Exercise goal> Quote every line as written. Omit pictures.

────────────────────────────────────────

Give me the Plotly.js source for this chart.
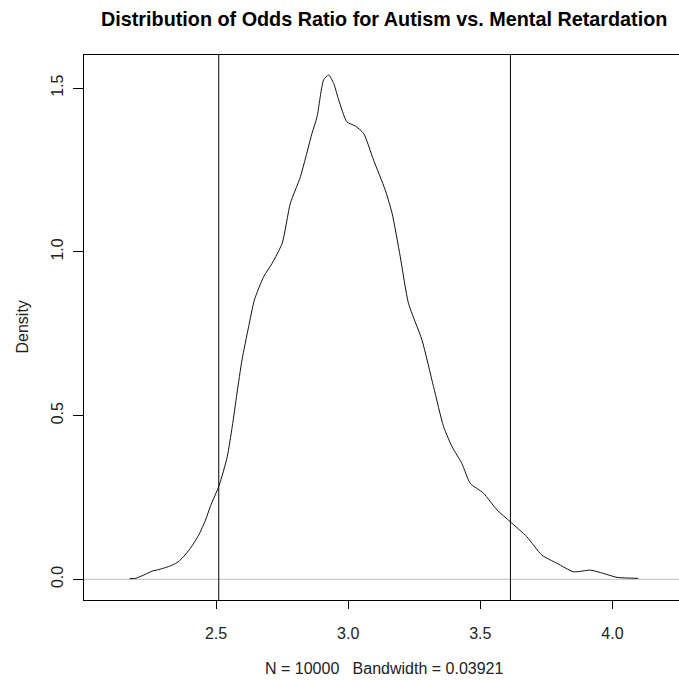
<!DOCTYPE html>
<html>
<head>
<meta charset="utf-8">
<script src="https://cdn.plot.ly/plotly-3.0.1.min.js"></script>
<style>html,body{margin:0;padding:0;background:#fff;overflow:hidden;}</style>
</head>
<body>
<div id="chart" style="width:679px;height:681px;"></div>
<script>
// Density estimate of the odds ratio
const oddsRatio = [2.173, 2.195, 2.226, 2.258, 2.289, 2.327, 2.352, 2.371, 2.403, 2.434, 2.460, 2.478, 2.512,
  2.542, 2.561, 2.579, 2.598, 2.623, 2.645, 2.680, 2.712, 2.750, 2.781, 2.819, 2.863, 2.882, 2.907, 2.926,
  2.945, 2.964, 2.995, 3.027, 3.058, 3.096, 3.140, 3.166, 3.197, 3.228, 3.279, 3.323, 3.361, 3.393, 3.430,
  3.462, 3.512, 3.563, 3.613, 3.676, 3.733, 3.790, 3.853, 3.916, 3.966, 4.017, 4.098];
const density = [0.002, 0.003, 0.013, 0.025, 0.031, 0.041, 0.051, 0.064, 0.095, 0.135, 0.181, 0.222, 0.288,
  0.374, 0.466, 0.568, 0.670, 0.771, 0.853, 0.924, 0.965, 1.026, 1.148, 1.229, 1.362, 1.412, 1.525, 1.540,
  1.514, 1.464, 1.397, 1.384, 1.362, 1.280, 1.189, 1.118, 0.985, 0.843, 0.731, 0.588, 0.466, 0.405, 0.354,
  0.293, 0.263, 0.212, 0.176, 0.130, 0.074, 0.049, 0.023, 0.028, 0.018, 0.006, 0.003];
// Interval bounds marked by vertical lines
const intervalBounds = [2.510, 3.614];
const xTicks = [2.5, 3.0, 3.5, 4.0];
const xTickLabels = ["2.5", "3.0", "3.5", "4.0"];
const yTicks = [0.0, 0.5, 1.0, 1.5];
const yTickLabels = ["0.0", "0.5", "1.0", "1.5"];
const titleText = "Distribution of Odds Ratio for Autism vs. Mental Retardation";
const subText = "N = 10000\u00A0\u00A0\u00A0Bandwidth = 0.03921";
const yLabel = "Density";

const FONT = "'Liberation Sans', Arial, sans-serif";
const L = 84, T = 55, W = 679, H = 681, B = 81;
const plotW = W - L;
const px2paperX = p => (p - L) / plotW;

const shapes = [
  {type: "line", xref: "paper", yref: "y", x0: 0, x1: 1, y0: 0, y1: 0,
   line: {color: "#bebebe", width: 1}, layer: "below"}
];
intervalBounds.forEach(v => shapes.push({
  type: "line", xref: "x", yref: "paper", x0: v, x1: v, y0: 0, y1: 1,
  line: {color: "#000", width: 1}
}));

const data = [{
  x: oddsRatio, y: density, type: "scatter", mode: "lines",
  line: {color: "#111", width: 1, shape: "spline", smoothing: 0.6},
  hoverinfo: "skip"
}];

const layout = {
  width: W, height: H,
  margin: {l: L, r: 0, t: T, b: B, pad: 0},
  paper_bgcolor: "#fff", plot_bgcolor: "#fff",
  showlegend: false,
  font: {family: FONT, size: 16, color: "#222"},
  xaxis: {
    range: [2.0, 4.252], tickmode: "array", tickvals: xTicks, ticktext: xTickLabels,
    showgrid: false, zeroline: false, showline: true, mirror: true,
    linecolor: "#000", linewidth: 1, ticks: "outside", ticklen: 8, tickcolor: "#000",
    tickwidth: 1, ticklabelstandoff: 11, tickfont: {family: FONT, size: 16, color: "#222"}
  },
  yaxis: {
    range: [-0.0632, 1.601], tickmode: "array", tickvals: yTicks, ticktext: yTickLabels,
    showgrid: false, zeroline: false, showline: true, mirror: false,
    linecolor: "#000", linewidth: 1, ticks: "outside", ticklen: 10, tickcolor: "#000",
    tickwidth: 1, tickangle: -90, ticklabelstandoff: 4, tickfont: {family: FONT, size: 16, color: "#222"}
  },
  shapes: shapes,
  annotations: [
    {text: "<b>" + titleText + "</b>", xref: "paper", yref: "paper",
     x: px2paperX(384), y: 1 + (T - 19) / (H - T - B), xanchor: "center", yanchor: "middle",
     showarrow: false, font: {family: FONT, size: 19.8, color: "#000"}},
    {text: subText, xref: "paper", yref: "paper",
     x: px2paperX(384), y: -(668 - (H - B)) / (H - T - B), xanchor: "center", yanchor: "middle",
     showarrow: false, font: {family: FONT, size: 16, color: "#222"}},
    {text: yLabel, xref: "paper", yref: "paper", textangle: -90,
     x: px2paperX(22), y: 0.5, xanchor: "center", yanchor: "middle",
     showarrow: false, font: {family: FONT, size: 16, color: "#222"}}
  ]
};

Plotly.newPlot("chart", data, layout, {displayModeBar: false, staticPlot: true});
</script>
</body>
</html>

────────────────────────────────────────

Result>
Give me the Plotly.js source for this chart.
<!DOCTYPE html>
<html>
<head>
<meta charset="utf-8">
<script src="https://cdn.plot.ly/plotly-3.0.1.min.js"></script>
<style>html,body{margin:0;padding:0;background:#fff;overflow:hidden;}</style>
</head>
<body>
<div id="chart" style="width:679px;height:681px;"></div>
<script>
// Density estimate of the odds ratio
const oddsRatio = [2.173, 2.195, 2.226, 2.258, 2.289, 2.327, 2.352, 2.371, 2.403, 2.434, 2.460, 2.478, 2.512,
  2.542, 2.561, 2.579, 2.598, 2.623, 2.645, 2.680, 2.712, 2.750, 2.781, 2.819, 2.863, 2.882, 2.907, 2.926,
  2.945, 2.964, 2.995, 3.027, 3.058, 3.096, 3.140, 3.166, 3.197, 3.228, 3.279, 3.323, 3.361, 3.393, 3.430,
  3.462, 3.512, 3.563, 3.613, 3.676, 3.733, 3.790, 3.853, 3.916, 3.966, 4.017, 4.098];
const density = [0.002, 0.003, 0.013, 0.025, 0.031, 0.041, 0.051, 0.064, 0.095, 0.135, 0.181, 0.222, 0.288,
  0.374, 0.466, 0.568, 0.670, 0.771, 0.853, 0.924, 0.965, 1.026, 1.148, 1.229, 1.362, 1.412, 1.525, 1.540,
  1.514, 1.464, 1.397, 1.384, 1.362, 1.280, 1.189, 1.118, 0.985, 0.843, 0.731, 0.588, 0.466, 0.405, 0.354,
  0.293, 0.263, 0.212, 0.176, 0.130, 0.074, 0.049, 0.023, 0.028, 0.018, 0.006, 0.003];
// Interval bounds marked by vertical lines
const intervalBounds = [2.510, 3.614];
const xTicks = [2.5, 3.0, 3.5, 4.0];
const xTickLabels = ["2.5", "3.0", "3.5", "4.0"];
const yTicks = [0.0, 0.5, 1.0, 1.5];
const yTickLabels = ["0.0", "0.5", "1.0", "1.5"];
const titleText = "Distribution of Odds Ratio for Autism vs. Mental Retardation";
const subText = "N = 10000\u00A0\u00A0\u00A0Bandwidth = 0.03921";
const yLabel = "Density";

const FONT = "'Liberation Sans', Arial, sans-serif";
const L = 84, T = 55, W = 679, H = 681, B = 81;
const plotW = W - L;
const px2paperX = p => (p - L) / plotW;

const shapes = [
  {type: "line", xref: "paper", yref: "y", x0: 0, x1: 1, y0: 0, y1: 0,
   line: {color: "#bebebe", width: 1}, layer: "below"}
];
intervalBounds.forEach(v => shapes.push({
  type: "line", xref: "x", yref: "paper", x0: v, x1: v, y0: 0, y1: 1,
  line: {color: "#000", width: 1}
}));

const data = [{
  x: oddsRatio, y: density, type: "scatter", mode: "lines",
  line: {color: "#111", width: 1, shape: "spline", smoothing: 0.6},
  hoverinfo: "skip"
}];

const layout = {
  width: W, height: H,
  margin: {l: L, r: 0, t: T, b: B, pad: 0},
  paper_bgcolor: "#fff", plot_bgcolor: "#fff",
  showlegend: false,
  font: {family: FONT, size: 16, color: "#222"},
  xaxis: {
    range: [2.0, 4.252], tickmode: "array", tickvals: xTicks, ticktext: xTickLabels,
    showgrid: false, zeroline: false, showline: true, mirror: true,
    linecolor: "#000", linewidth: 1, ticks: "outside", ticklen: 8, tickcolor: "#000",
    tickwidth: 1, ticklabelstandoff: 11, tickfont: {family: FONT, size: 16, color: "#222"}
  },
  yaxis: {
    range: [-0.0632, 1.601], tickmode: "array", tickvals: yTicks, ticktext: yTickLabels,
    showgrid: false, zeroline: false, showline: true, mirror: false,
    linecolor: "#000", linewidth: 1, ticks: "outside", ticklen: 10, tickcolor: "#000",
    tickwidth: 1, tickangle: -90, ticklabelstandoff: 4, tickfont: {family: FONT, size: 16, color: "#222"}
  },
  shapes: shapes,
  annotations: [
    {text: "<b>" + titleText + "</b>", xref: "paper", yref: "paper",
     x: px2paperX(384), y: 1 + (T - 19) / (H - T - B), xanchor: "center", yanchor: "middle",
     showarrow: false, font: {family: FONT, size: 19.8, color: "#000"}},
    {text: subText, xref: "paper", yref: "paper",
     x: px2paperX(384), y: -(668 - (H - B)) / (H - T - B), xanchor: "center", yanchor: "middle",
     showarrow: false, font: {family: FONT, size: 16, color: "#222"}},
    {text: yLabel, xref: "paper", yref: "paper", textangle: -90,
     x: px2paperX(22), y: 0.5, xanchor: "center", yanchor: "middle",
     showarrow: false, font: {family: FONT, size: 16, color: "#222"}}
  ]
};

Plotly.newPlot("chart", data, layout, {displayModeBar: false, staticPlot: true});
</script>
</body>
</html>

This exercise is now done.